> THE TASK:
Locate all lines with the word "this". Copy them.

> LISTED RECORDS:
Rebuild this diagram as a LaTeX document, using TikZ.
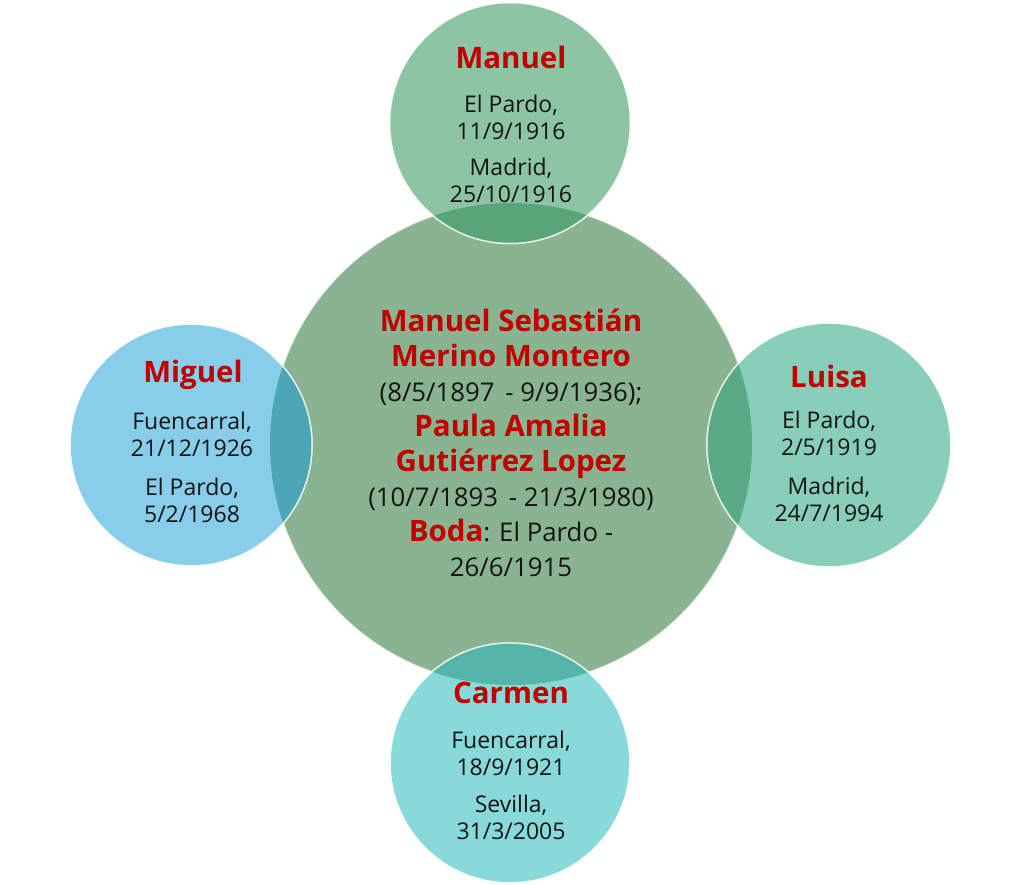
\documentclass[tikz,border=0pt]{standalone}
\usepackage{fontspec}
\setmainfont{Open Sans}
\definecolor{cmain}{RGB}{138,180,145}
\definecolor{ctop}{RGB}{140,196,164}
\definecolor{cleft}{RGB}{136,205,234}
\definecolor{cright}{RGB}{136,206,185}
\definecolor{cbot}{RGB}{136,218,218}
\definecolor{otop}{RGB}{90,164,122}
\definecolor{oleft}{RGB}{76,166,181}
\definecolor{oright}{RGB}{90,170,136}
\definecolor{obot}{RGB}{84,181,168}
\definecolor{namered}{RGB}{192,0,0}
\definecolor{txt}{RGB}{20,20,20}
\tikzset{
  bubble/.style={circle, inner sep=0pt, draw=white, draw opacity=0.7, line width=1.5pt},
  title/.style={font=\fontsize{29.5}{32}\selectfont\bfseries, text=namered},
  info/.style={font=\fontsize{23}{27}\selectfont, text=txt, align=center},
  maintxt/.style={font=\fontsize{29.5}{35}\selectfont, text=txt, align=center}
}
\newcommand{\regtxt}{\fontsize{25.8}{35}\selectfont}
\begin{document}
\begin{tikzpicture}[x=1pt,y=-1pt]
\useasboundingbox (0,0) rectangle (1023,885);
% central circle
\node[bubble, fill=cmain, minimum size=482pt] (main) at (511,444) {};
% children
\node[bubble, fill=ctop, minimum size=241pt] (top) at (510,123) {};
\node[bubble, fill=cleft, minimum size=242pt] (left) at (191,445) {};
\node[bubble, fill=cright, minimum size=244pt] (right) at (829,445) {};
\node[bubble, fill=cbot, minimum size=240pt] (bot) at (510,763) {};
% overlaps
\begin{scope}
\clip (511,444) circle (241pt);
\fill[otop] (510,123) circle (120.5pt);
\fill[oleft] (191,445) circle (121pt);
\fill[oright] (829,445) circle (122pt);
\fill[obot] (510,763) circle (120pt);
\end{scope}
\draw[white, opacity=0.7, line width=1.5pt] (510,123) circle (120.5pt);
\draw[white, opacity=0.7, line width=1.5pt] (191,445) circle (121pt);
\draw[white, opacity=0.7, line width=1.5pt] (829,445) circle (122pt);
\draw[white, opacity=0.7, line width=1.5pt] (510,763) circle (120pt);
% central text
\node[maintxt] (maintext) at (511,443) {%
{\bfseries\color{namered}Manuel Sebastián}\\
{\bfseries\color{namered}Merino Montero}\\
{\regtxt (8/5/1897\hspace{4pt} - 9/9/1936);}\\
{\bfseries\color{namered}Paula Amalia}\\
{\bfseries\color{namered}Gutiérrez Lopez}\\
{\regtxt (10/7/1893\hspace{4pt} - 21/3/1980)}\\
{\bfseries\color{namered}Boda}{\regtxt: El Pardo -}\\
{\regtxt 26/6/1915}};
% top
\node[title] (ttop) at (511,57) {Manuel};
\node[info] (itop1) at (511,117) {El Pardo,\\11/9/1916};
\node[info] (itop2) at (511,180) {Madrid,\\25/10/1916};
% left
\node[title] (tleft) at (193,375) {Miguel};
\node[info] (ileft1) at (192,434) {Fuencarral,\\21/12/1926};
\node[info] (ileft2) at (192,500) {El Pardo,\\5/2/1968};
% right
\node[title] (tright) at (829,376) {Luisa};
\node[info] (iright1) at (829,433) {El Pardo,\\2/5/1919};
\node[info] (iright2) at (829,499) {Madrid,\\24/7/1994};
% bottom
\node[title] (tbot) at (511,693) {Carmen};
\node[info] (ibot1) at (511,753) {Fuencarral,\\18/9/1921};
\node[info] (ibot2) at (511,817) {Sevilla,\\31/3/2005};
\end{tikzpicture}
\end{document}
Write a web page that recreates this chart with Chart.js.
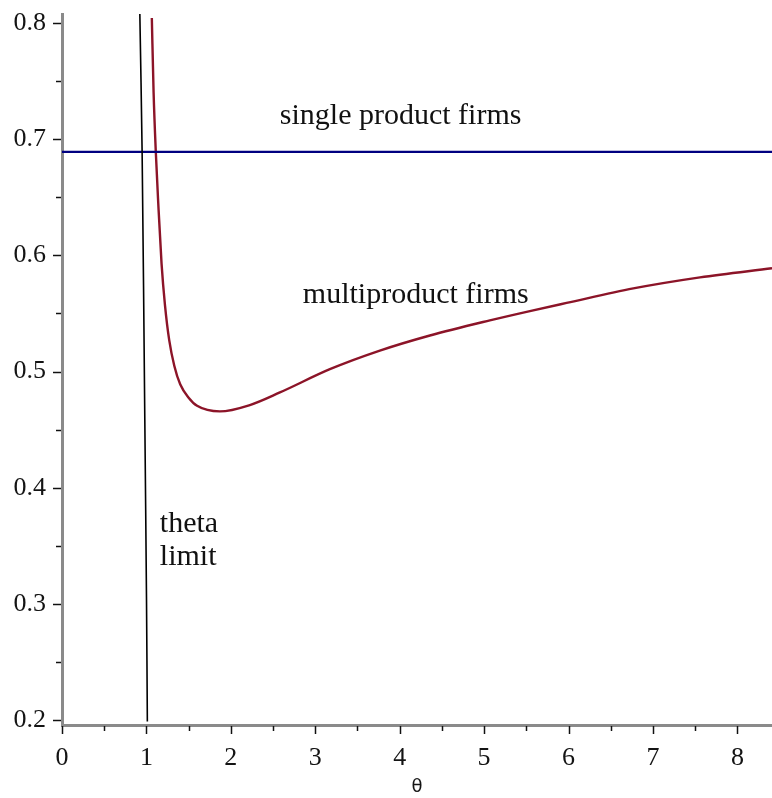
<!DOCTYPE html>
<html>
<head>
<meta charset="utf-8">
<script src="https://cdn.jsdelivr.net/npm/chart.js@4.4.1/dist/chart.umd.min.js"></script>
<style>
  html, body { margin: 0; padding: 0; background: #fff; }
  #wrap { width: 772px; height: 798px; }
</style>
</head>
<body>
<div id="wrap"><canvas id="chart" width="772" height="798"></canvas></div>
<script>
// Data
const multiX = [1.064, 1.085, 1.111, 1.14, 1.179, 1.22, 1.27, 1.33, 1.40, 1.50, 1.60, 1.87, 2.225, 2.581, 3.173, 3.765, 4.358, 5.068, 5.542, 5.977, 6.767, 7.557, 8.41];
const multiY = [0.804, 0.740, 0.689, 0.645, 0.593, 0.557, 0.527, 0.505, 0.489, 0.4775, 0.4705, 0.4657, 0.4712, 0.482, 0.502, 0.518, 0.531, 0.544, 0.552, 0.559, 0.5715, 0.581, 0.5888];
const singleX = [0, 8.41];
const singleY = [0.689, 0.689];
const thetaX = [0.922, 0.949, 0.981, 1.001, 1.011];
const thetaY = [0.8075, 0.689, 0.4584, 0.3036, 0.199];

const xTicks = [0, 1, 2, 3, 4, 5, 6, 7, 8];
const yTicks = [0.2, 0.3, 0.4, 0.5, 0.6, 0.7, 0.8];

// text labels inside the plot, placed in data units
const notes = [
  { text: 'single product firms', x: 2.58, y: 0.713 },
  { text: 'multiproduct firms', x: 2.853, y: 0.559 },
  { text: 'theta', x: 1.159, y: 0.362 },
  { text: 'limit', x: 1.159, y: 0.334 },
];

const pts = (xs, ys) => xs.map((x, i) => ({ x: x, y: ys[i] }));

const serif = "'Liberation Serif', 'Times New Roman', serif";

// minor/major tick marks + annotations
const decor = {
  id: 'decor',
  afterDraw(chart) {
    const ctx = chart.ctx;
    const xs = chart.scales.x, ys = chart.scales.y;
    const area = chart.chartArea;
    ctx.save();
    ctx.strokeStyle = '#111';
    ctx.lineWidth = 1.5;
    const axisY = area.bottom + 1;
    for (let v = 0; v <= 8.4; v += 0.5) {
      const px = Math.round(xs.getPixelForValue(v)) + 0.5;
      const len = Number.isInteger(v) ? 8 : 5;
      ctx.beginPath();
      ctx.moveTo(px, axisY);
      ctx.lineTo(px, axisY + len);
      ctx.stroke();
    }
    const axisX = area.left - 1;
    for (let k = 4; k <= 16; k++) {
      const v = k * 0.05;
      const py = Math.round(ys.getPixelForValue(v)) + 0.5;
      const len = k % 2 === 0 ? 8 : 5;
      ctx.beginPath();
      ctx.moveTo(axisX, py);
      ctx.lineTo(axisX - len, py);
      ctx.stroke();
    }
    ctx.fillStyle = '#111';
    ctx.font = '30px ' + serif;
    ctx.textBaseline = 'alphabetic';
    ctx.textAlign = 'left';
    notes.forEach(n => {
      ctx.fillText(n.text, xs.getPixelForValue(n.x), ys.getPixelForValue(n.y));
    });
    ctx.restore();
  }
};

new Chart(document.getElementById('chart'), {
  type: 'scatter',
  data: {
    datasets: [
      {
        label: 'theta limit',
        data: pts(thetaX, thetaY),
        showLine: true,
        borderColor: '#000',
        borderWidth: 1.6,
        pointRadius: 0,
        tension: 0.3,
      },
      {
        label: 'single product firms',
        data: pts(singleX, singleY),
        showLine: true,
        borderColor: '#000080',
        borderWidth: 2.2,
        pointRadius: 0,
      },
      {
        label: 'multiproduct firms',
        data: pts(multiX, multiY),
        showLine: true,
        borderColor: '#8c1428',
        borderWidth: 2.4,
        pointRadius: 0,
        cubicInterpolationMode: 'monotone',
      },
    ]
  },
  options: {
    responsive: false,
    animation: false,
    layout: { padding: { top: 14, right: 0, left: 0, bottom: 0 } },
    plugins: {
      legend: { display: false },
      tooltip: { enabled: false },
    },
    scales: {
      x: {
        type: 'linear',
        min: 0,
        max: 8.41,
        afterBuildTicks: s => { s.ticks = xTicks.map(v => ({ value: v })); },
        afterFit: s => { s.height = 73; s.paddingLeft = 0; s.paddingRight = 0; },
        grid: { display: false, drawTicks: false },
        border: { display: true, color: '#8a8a8a', width: 3 },
        ticks: {
          padding: 18,
          color: '#141414',
          font: { family: serif, size: 26 },
          maxRotation: 0,
        },
        title: {
          display: true,
          text: 'θ',
          color: '#141414',
          font: { family: "'DejaVu Sans', sans-serif", size: 18 },
          padding: { top: 0, bottom: 0 },
        },
      },
      y: {
        type: 'linear',
        min: 0.196,
        max: 0.8075,
        afterBuildTicks: s => { s.ticks = yTicks.map(v => ({ value: v })); },
        afterFit: s => { s.width = 62; s.paddingTop = 0; s.paddingBottom = 0; },
        grid: { display: false, drawTicks: false },
        border: { display: true, color: '#8a8a8a', width: 3 },
        ticks: {
          padding: 16,
          color: '#141414',
          font: { family: serif, size: 26 },
          callback: v => v.toFixed(1),
        },
      },
    },
  },
  plugins: [decor],
});
</script>
</body>
</html>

> FULL SOLUTION:
Rebuild this diagram as a LaTeX document, using TikZ.
Write a web page that recreates this chart with Chart.js.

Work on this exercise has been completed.